Le 2 septembre 1945, c’est lui qui signe, au côté du chef d’état-major Umezu Yoshijirō 梅津美治郎 (1882-1949), l’acte de reddition du Japon à bord du USS Missouri, avant de démissionner de son poste de ministre des Affaires étrangères le 17 septembre. Aux côtés de l’ancien premier ministre Konoe Fumimaro, Shigemitsu est l’un des principaux artisans de la sortie de guerre du gouvernement japonais. Lorsque celui-ci est prévenu, le 2 septembre 1945, que les forces d’occupation s’apprêtent à proclamer, le lendemain, l’administration directe du Japon par les autorités militaires américaines, le jugement par des tribunaux américains des infractions aux lois de l’occupation et la mise en circulation de 300 millions de yens militaires américains, Shigemitsu se plaint auprès du général Douglas MacArthur (1880-1964), qui accepte d’annuler sa proclamation. Il n’en est pas moins jugé comme criminel de classe A lors du Procès de Tokyo, et condamné à sept ans de prison en 1946. Il est libéré parmi 39 autres criminels de guerre japonais, le 11 novembre 1950, sur décision de MacArthur. Shigemitsu fait alors son retour en politique dans les rangs du Kaishintō 改進党 (Parti réformiste). En 1954, ce dernier fusionne avec le Minshutō 民主党 (Parti démocrate), dont Shigemitsu devient vice-président. La même année, il entre au cabinet de Hatoyama Ichirō 鳩山 一郎 (1883-1959) comme ministre des Affaires étrangères ; poste qu’il conserve jusqu’en 1956. Il a laissé des Mémoires (Gaikō kaisō roku 外交回想録, Mainichi shinbunsha, 1953), ainsi qu’une étude de la diplomatie japonaise intitulée Shōwa no dōran 昭和の動乱 (Les troubles de l’ère Shōwa, Chūō kōronsha, 1952), traduite en anglais sous le titre Japan and Her Destiny: My Struggle for Peace (1958).

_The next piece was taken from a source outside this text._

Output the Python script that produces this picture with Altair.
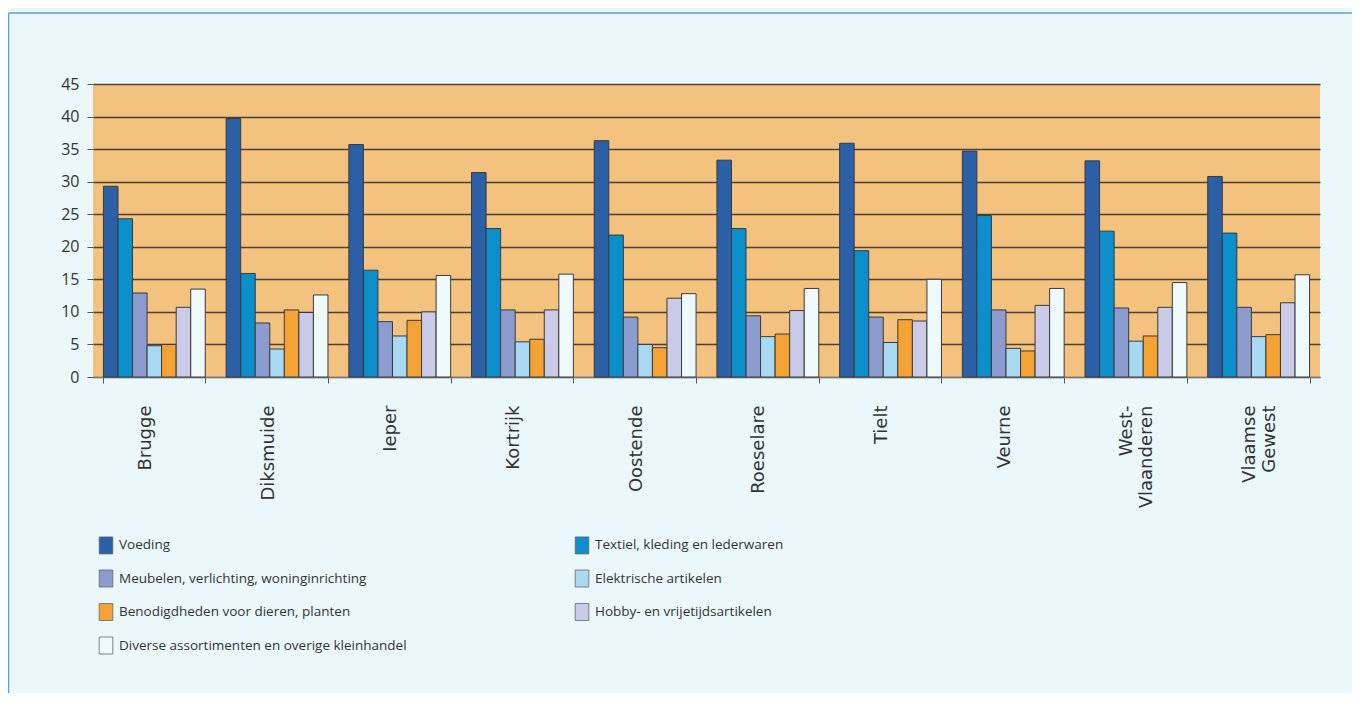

Ses notes sur la politique étrangère entre 1937 et 1946 ont été récemment publiées : Takeda Tomoki 武田知己 (éd.), Shigemitsu Mamoru, gaikō ikenshoshū 重光葵.外交意見書集 (Recueil des lettres d’opinion de Shigemitsu Mamoru), Tokyo : Gendai shiryō shuppan, 2007-2010, 3 vol.
Sources : NKJRJ, p. 257 ; KSDJ ; Dictionnaire historique du Japon, vol. 18, 1992 18, p. 25-26 ; Wikipedia ; Brooks 2000, p. 36 et passim ; ADF 77 ; Shigemitsu 2007, p. 21-22 ; Yellen 2019, p. 144-145 ; Moore 1984, p. 247-248 ; Kushner 2015, p. 258 ; Shigemitsu 1958.